> **STATED EXERCISE**
Quote the data exactly, first line to the line containing "const timePos = [-1.3, -0.5, 1, 2, 6, 12, 13.85];", with no pictures.

↓↓↓

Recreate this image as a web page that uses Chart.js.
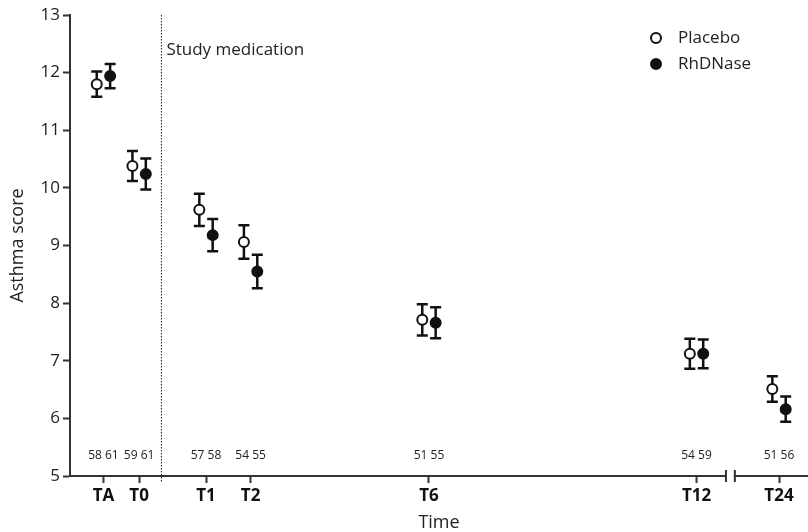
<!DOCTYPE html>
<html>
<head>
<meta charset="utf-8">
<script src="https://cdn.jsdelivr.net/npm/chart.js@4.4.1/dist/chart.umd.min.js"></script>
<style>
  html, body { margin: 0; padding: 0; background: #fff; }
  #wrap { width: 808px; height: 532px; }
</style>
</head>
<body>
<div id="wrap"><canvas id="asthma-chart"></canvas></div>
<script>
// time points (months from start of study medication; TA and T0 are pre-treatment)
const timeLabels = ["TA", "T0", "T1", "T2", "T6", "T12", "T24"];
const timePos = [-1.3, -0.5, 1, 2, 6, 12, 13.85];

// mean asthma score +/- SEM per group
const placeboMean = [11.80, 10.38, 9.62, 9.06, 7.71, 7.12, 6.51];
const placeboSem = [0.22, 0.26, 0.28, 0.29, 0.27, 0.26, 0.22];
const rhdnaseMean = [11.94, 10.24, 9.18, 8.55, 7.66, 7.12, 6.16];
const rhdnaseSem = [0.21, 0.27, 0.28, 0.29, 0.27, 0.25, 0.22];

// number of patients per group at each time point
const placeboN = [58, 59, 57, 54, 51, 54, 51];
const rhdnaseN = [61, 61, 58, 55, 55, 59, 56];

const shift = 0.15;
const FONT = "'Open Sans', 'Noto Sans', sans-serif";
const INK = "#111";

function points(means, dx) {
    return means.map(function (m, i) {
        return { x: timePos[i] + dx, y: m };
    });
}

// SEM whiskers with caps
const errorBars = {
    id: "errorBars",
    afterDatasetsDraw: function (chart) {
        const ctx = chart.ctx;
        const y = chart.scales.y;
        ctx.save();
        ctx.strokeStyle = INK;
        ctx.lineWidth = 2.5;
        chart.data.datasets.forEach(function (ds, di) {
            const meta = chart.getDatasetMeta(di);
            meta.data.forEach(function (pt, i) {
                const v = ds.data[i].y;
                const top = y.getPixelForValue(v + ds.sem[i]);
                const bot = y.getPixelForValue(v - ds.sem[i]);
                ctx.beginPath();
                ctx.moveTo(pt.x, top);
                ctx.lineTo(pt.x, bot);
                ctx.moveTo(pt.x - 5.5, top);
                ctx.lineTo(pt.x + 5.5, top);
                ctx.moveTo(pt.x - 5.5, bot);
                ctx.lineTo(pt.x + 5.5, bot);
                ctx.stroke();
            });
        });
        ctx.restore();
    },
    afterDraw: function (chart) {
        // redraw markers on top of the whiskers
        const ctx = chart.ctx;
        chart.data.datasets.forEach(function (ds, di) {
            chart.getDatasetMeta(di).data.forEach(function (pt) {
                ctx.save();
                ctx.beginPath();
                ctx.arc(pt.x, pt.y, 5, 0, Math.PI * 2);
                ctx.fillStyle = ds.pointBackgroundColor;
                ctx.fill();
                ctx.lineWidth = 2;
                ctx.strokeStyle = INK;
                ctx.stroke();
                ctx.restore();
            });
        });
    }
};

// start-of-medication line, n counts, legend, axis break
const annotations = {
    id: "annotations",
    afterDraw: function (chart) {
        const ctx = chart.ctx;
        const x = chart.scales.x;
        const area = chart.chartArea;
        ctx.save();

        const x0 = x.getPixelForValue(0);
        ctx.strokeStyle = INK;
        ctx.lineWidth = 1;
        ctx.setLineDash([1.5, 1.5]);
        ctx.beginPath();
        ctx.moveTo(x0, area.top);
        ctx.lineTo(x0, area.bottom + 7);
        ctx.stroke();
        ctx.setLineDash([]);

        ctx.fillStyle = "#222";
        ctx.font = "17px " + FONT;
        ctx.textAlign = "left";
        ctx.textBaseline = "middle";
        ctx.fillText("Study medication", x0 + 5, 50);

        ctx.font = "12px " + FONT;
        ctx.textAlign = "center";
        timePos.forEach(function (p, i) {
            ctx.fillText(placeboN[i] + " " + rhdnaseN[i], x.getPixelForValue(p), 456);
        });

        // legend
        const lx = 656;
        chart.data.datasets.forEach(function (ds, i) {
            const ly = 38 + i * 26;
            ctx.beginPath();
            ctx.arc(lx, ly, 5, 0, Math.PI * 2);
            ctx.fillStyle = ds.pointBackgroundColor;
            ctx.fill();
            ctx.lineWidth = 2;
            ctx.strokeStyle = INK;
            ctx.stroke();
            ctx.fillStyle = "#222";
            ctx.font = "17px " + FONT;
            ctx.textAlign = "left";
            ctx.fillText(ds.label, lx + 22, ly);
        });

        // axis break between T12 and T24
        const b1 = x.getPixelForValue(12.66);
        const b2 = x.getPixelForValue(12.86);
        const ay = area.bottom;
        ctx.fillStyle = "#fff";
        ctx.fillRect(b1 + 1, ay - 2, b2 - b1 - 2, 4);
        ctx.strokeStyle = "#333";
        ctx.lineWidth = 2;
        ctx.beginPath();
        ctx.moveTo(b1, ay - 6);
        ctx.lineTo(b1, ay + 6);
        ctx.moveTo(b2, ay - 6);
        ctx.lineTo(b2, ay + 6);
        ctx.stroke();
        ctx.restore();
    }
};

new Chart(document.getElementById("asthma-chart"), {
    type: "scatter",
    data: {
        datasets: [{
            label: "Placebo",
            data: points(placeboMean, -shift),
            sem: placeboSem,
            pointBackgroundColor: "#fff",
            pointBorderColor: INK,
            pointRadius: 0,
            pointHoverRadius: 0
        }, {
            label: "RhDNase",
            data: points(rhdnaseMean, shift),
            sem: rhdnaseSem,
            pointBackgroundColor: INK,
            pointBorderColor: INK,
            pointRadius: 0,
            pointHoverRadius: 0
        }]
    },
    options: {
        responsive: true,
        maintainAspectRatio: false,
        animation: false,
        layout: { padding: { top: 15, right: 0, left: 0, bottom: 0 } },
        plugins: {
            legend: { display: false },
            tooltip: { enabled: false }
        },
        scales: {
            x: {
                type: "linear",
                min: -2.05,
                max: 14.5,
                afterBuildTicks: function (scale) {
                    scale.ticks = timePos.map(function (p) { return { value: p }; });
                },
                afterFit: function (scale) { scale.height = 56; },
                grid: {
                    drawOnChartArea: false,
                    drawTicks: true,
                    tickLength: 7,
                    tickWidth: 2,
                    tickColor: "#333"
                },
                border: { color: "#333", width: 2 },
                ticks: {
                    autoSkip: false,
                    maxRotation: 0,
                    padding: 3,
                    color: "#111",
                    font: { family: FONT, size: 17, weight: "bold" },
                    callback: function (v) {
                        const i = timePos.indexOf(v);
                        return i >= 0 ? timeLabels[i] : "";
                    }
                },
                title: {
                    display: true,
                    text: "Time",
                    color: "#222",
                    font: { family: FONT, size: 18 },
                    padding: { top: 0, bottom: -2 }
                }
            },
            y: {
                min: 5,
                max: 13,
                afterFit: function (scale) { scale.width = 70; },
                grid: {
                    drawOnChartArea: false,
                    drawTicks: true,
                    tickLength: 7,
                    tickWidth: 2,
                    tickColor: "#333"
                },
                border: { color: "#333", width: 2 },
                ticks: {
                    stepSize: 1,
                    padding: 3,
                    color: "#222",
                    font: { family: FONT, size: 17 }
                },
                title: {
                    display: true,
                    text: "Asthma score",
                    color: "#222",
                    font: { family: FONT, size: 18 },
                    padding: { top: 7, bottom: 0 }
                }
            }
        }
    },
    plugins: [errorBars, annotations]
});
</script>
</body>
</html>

↑↑↑

> **FINISHED EXERCISE**
Recreate this image as a web page that uses Chart.js.
<!DOCTYPE html>
<html>
<head>
<meta charset="utf-8">
<script src="https://cdn.jsdelivr.net/npm/chart.js@4.4.1/dist/chart.umd.min.js"></script>
<style>
  html, body { margin: 0; padding: 0; background: #fff; }
  #wrap { width: 808px; height: 532px; }
</style>
</head>
<body>
<div id="wrap"><canvas id="asthma-chart"></canvas></div>
<script>
// time points (months from start of study medication; TA and T0 are pre-treatment)
const timeLabels = ["TA", "T0", "T1", "T2", "T6", "T12", "T24"];
const timePos = [-1.3, -0.5, 1, 2, 6, 12, 13.85];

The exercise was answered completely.